> TASK:
Report the count of lines that carry the string "this", and add nothing.

───── SOURCE MATERIAL ─────

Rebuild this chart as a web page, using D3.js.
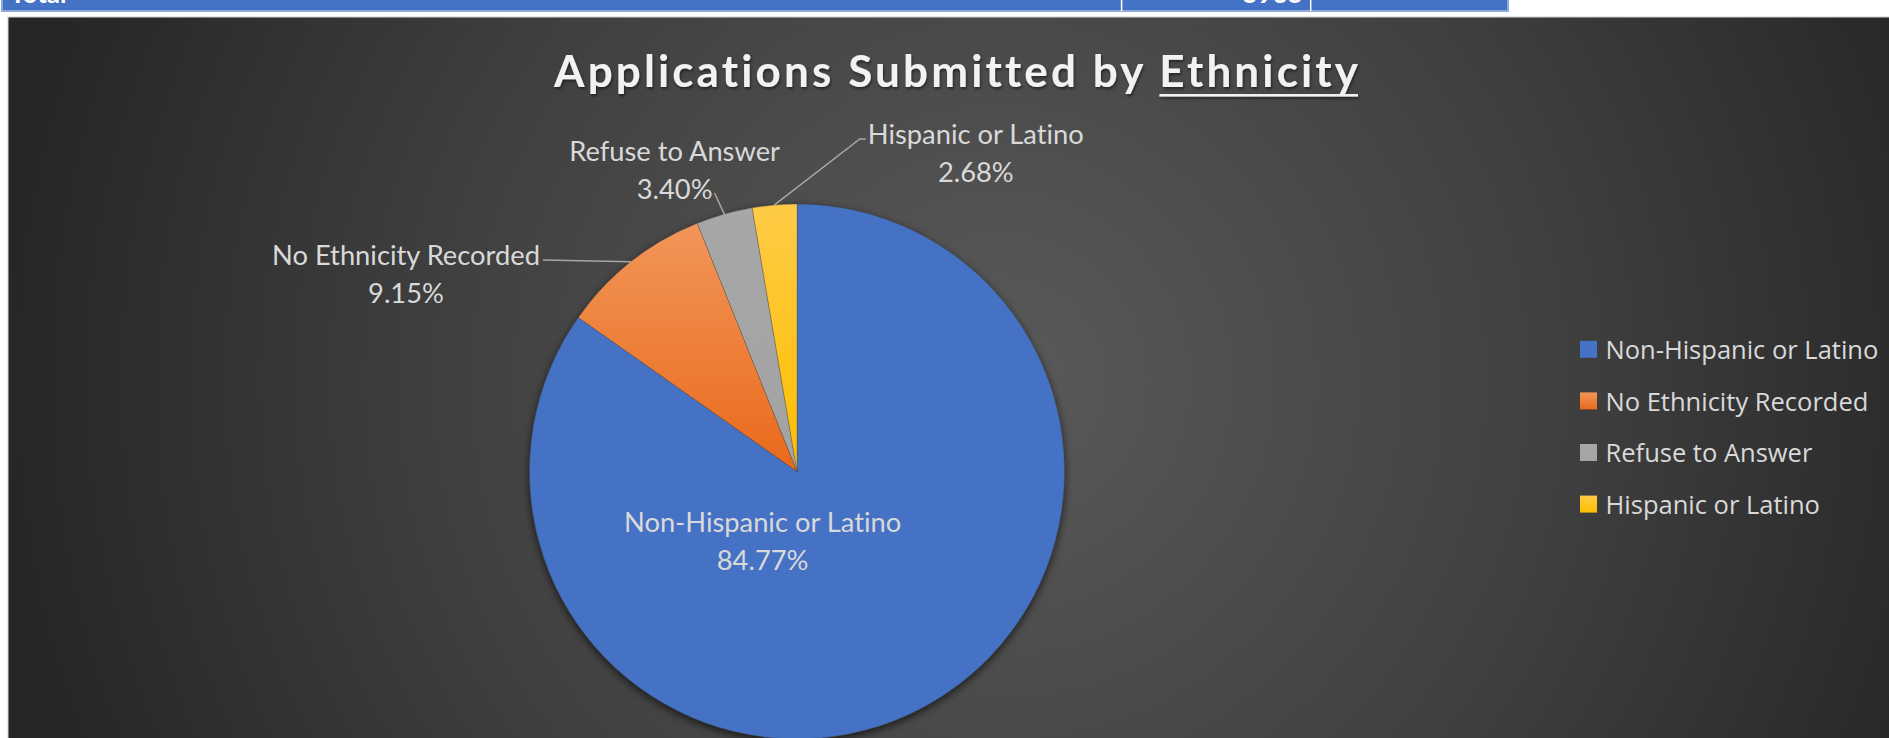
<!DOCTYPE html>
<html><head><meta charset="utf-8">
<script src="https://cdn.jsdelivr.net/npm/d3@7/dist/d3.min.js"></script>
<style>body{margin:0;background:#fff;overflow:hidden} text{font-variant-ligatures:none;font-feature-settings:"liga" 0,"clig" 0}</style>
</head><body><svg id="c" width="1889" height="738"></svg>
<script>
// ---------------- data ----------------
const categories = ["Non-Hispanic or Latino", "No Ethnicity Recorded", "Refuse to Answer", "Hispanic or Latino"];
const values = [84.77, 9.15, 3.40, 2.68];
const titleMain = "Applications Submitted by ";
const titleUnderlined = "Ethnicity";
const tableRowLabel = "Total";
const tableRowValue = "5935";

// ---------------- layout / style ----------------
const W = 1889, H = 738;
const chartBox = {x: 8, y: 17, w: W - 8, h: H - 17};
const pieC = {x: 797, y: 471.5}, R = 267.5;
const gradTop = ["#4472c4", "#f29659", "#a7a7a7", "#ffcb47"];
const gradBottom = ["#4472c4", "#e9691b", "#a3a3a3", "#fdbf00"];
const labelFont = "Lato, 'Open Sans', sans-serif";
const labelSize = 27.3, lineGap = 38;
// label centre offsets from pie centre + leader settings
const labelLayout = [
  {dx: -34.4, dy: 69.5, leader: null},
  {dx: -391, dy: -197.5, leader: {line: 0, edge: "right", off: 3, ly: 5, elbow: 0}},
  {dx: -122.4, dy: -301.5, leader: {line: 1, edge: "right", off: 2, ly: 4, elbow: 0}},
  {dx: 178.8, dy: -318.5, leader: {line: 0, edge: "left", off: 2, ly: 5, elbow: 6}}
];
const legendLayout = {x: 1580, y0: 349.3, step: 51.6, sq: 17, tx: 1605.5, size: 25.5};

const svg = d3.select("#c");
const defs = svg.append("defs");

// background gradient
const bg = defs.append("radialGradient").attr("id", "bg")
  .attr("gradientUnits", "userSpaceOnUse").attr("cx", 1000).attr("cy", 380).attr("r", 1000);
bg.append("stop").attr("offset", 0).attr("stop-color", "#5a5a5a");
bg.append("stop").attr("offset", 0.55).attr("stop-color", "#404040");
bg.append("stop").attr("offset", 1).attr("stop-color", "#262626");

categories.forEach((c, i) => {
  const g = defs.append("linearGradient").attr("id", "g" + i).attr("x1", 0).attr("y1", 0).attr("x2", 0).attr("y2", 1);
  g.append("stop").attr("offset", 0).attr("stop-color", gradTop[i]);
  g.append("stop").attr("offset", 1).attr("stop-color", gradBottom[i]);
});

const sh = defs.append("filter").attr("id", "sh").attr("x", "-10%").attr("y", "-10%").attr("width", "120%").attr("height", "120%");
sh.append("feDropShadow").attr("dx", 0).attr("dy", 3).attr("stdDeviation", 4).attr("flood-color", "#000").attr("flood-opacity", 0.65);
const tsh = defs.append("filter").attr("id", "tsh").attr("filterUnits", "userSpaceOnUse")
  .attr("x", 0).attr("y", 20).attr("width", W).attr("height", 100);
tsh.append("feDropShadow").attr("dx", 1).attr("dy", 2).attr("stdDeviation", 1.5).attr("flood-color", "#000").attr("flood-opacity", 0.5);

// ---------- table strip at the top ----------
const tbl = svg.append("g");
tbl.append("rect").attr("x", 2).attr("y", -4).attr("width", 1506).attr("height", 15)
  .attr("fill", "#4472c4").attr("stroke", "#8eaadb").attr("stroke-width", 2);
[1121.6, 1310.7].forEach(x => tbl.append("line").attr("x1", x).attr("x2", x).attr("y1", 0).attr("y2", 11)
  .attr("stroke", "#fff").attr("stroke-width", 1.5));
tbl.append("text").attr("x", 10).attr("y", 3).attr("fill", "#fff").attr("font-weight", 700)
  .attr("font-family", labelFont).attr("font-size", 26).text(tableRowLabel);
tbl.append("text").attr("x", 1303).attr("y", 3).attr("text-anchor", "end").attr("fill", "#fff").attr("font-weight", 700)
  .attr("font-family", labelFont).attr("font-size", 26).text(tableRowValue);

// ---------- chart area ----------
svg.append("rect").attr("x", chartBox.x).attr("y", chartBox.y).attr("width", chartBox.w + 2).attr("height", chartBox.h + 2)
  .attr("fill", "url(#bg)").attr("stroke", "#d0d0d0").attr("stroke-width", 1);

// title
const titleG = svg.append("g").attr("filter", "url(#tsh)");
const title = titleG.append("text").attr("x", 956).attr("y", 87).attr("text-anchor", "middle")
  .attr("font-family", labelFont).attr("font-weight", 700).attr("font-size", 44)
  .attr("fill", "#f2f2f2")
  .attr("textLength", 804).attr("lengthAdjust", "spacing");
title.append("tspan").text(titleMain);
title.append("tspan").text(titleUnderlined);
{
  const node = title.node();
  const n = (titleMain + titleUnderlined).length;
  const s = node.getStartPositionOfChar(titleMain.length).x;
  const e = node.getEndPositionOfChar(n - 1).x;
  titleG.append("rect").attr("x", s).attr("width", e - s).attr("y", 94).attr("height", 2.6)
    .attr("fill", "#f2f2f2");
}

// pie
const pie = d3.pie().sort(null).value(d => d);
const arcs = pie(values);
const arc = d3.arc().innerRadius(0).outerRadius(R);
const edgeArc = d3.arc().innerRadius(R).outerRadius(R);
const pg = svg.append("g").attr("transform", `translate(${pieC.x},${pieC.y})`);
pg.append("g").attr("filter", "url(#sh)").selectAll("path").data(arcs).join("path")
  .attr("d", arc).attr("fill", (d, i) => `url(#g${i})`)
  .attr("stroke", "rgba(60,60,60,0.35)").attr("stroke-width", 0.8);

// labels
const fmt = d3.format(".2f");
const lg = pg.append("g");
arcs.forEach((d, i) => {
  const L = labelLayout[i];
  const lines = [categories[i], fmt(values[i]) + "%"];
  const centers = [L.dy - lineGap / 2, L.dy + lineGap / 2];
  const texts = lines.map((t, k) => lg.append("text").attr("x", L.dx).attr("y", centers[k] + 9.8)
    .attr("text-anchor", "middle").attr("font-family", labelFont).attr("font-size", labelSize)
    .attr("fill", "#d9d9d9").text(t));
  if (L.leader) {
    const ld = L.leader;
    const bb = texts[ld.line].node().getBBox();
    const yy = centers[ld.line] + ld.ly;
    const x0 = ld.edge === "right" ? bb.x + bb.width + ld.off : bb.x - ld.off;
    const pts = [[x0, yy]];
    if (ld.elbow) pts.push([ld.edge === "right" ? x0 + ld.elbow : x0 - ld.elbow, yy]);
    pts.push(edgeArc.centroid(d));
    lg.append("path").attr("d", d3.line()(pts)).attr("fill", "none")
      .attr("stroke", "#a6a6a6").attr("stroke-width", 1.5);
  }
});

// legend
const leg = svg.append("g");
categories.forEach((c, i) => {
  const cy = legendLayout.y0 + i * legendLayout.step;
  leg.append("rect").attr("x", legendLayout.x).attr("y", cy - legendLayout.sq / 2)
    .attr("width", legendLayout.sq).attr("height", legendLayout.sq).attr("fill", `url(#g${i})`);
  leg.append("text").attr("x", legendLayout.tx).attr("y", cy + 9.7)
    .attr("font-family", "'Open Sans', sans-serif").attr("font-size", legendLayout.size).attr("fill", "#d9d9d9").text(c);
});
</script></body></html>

─────
───── SOURCE MATERIAL ─────

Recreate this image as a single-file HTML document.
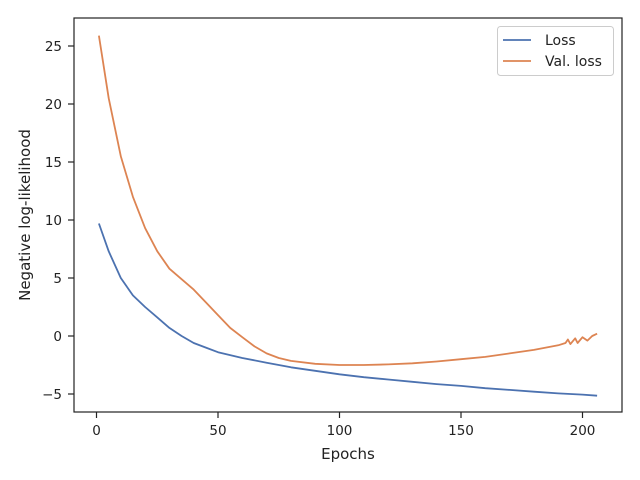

─────

> COMPLETED TASK:
2